Sometimes good sermons are ruined when they go longer than the Spirit impresses. Sometimes good sermons are ruined when they are cut short of the Spirit's impression. Some men have sat down 5 minutes too late, while others have "stripped it too green" as the old saying goes. One thing I have learned from painful experience is that quenching the Spirit today may yield a very prolonged and dry season. Occasionally, quenching the Spirit will lead to never regaining certain things. For example, whenever I get an impression to look at a certain passage, word, or subject in the Bible, I now try to act on it as quickly as I can. In the past, I have put off looking at something I felt impressed to look at saying, "I'll be sure to look at that later." When later finally came, I had nothing. No insight. No impression or guidance. By quenching the Spirit, I never got the direction and guidance from that thought that I would have should I have acted in the way I was directed.
So it is with so much of our lives. Fires only burn and burn well when they are fed. Now, His Spirit is ever near with fresh mercies every morning and daily grace. However, our feeling of that sufficiency and experience will hinge greatly on our efforts to feed the fire. When people's "world" is their family, they devote time, energy, and devotion to their family. They are feeding the fire of desire that burns for their family.

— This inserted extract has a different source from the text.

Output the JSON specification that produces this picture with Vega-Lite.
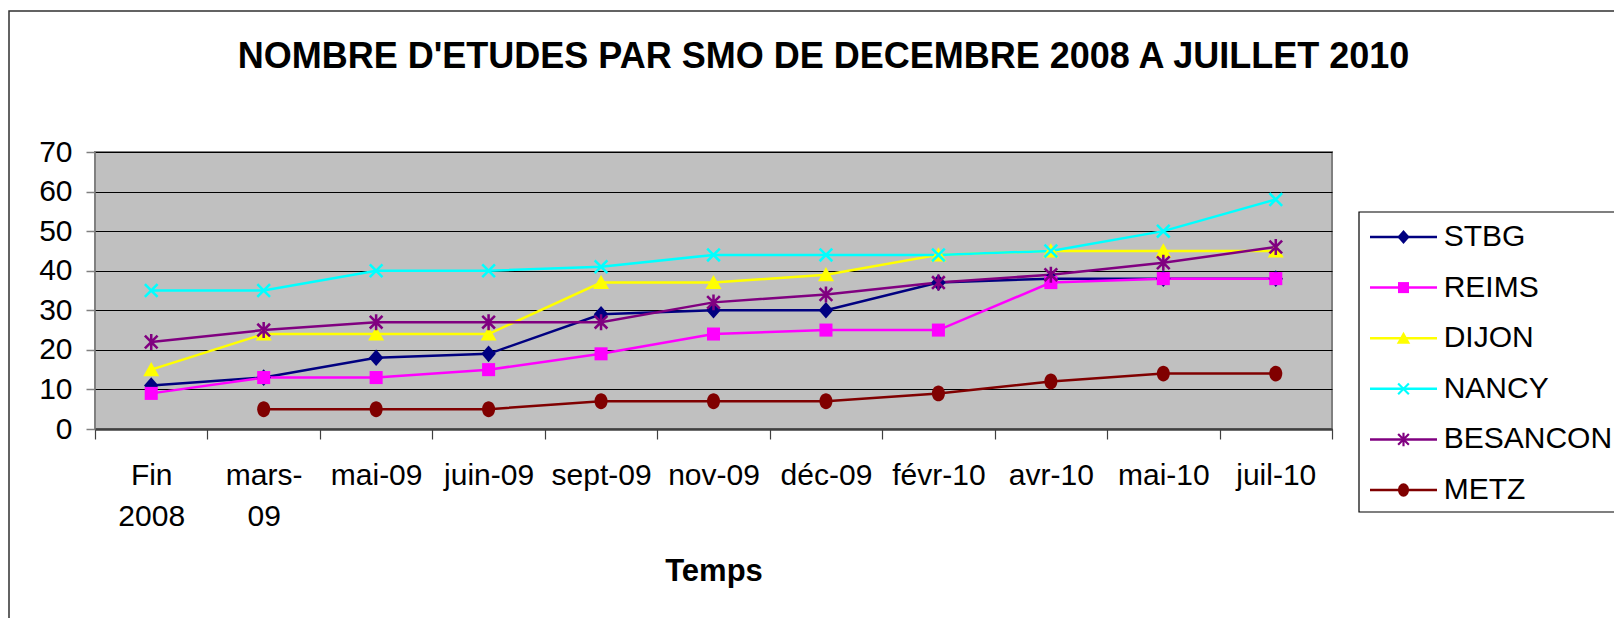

When someone's "world" is their job, they feed that fire by "living at the office" and breathing their occupation. When someone wants to be a good fisherman, golfer, etc., they will devote hours and days and weeks to improving those things. The fire burns, and they cannot seem to get enough of it. The more they put in, the more they want and the more they enjoy it. So should our time, effort, and energy be with the Spirit. The more we feel Him, the more we should want and desire that blessed time.
I remember the first time that Bible reading was not drudgery to me. I can still recall the first sermon that seemed over in a flash, and I wondered, "Where did the time go?" Painted fresh in my memory are walks that I have had with the Master where the burning embers heaped up in flames with a passion to stay ever with Him. These are times that we should not only not take for granted but desire to find them more often. One of my dad's simple answers to those that asked him for Bible reading plans was a one word response, "More." When they asked for explanation, he said, "Try to read it more. More today than in the past. More in the future than today. More next year than last." Truly a day in His courts is better than a thousand beside, but a day in His courts should make us want a thousand more in them. May we find those moments with the King, follow His impression, and never shirk away or let things crowd in. In so doing, we will not only keep the ice water away from the flame, but we will also burn brighter as shining lights than we did before.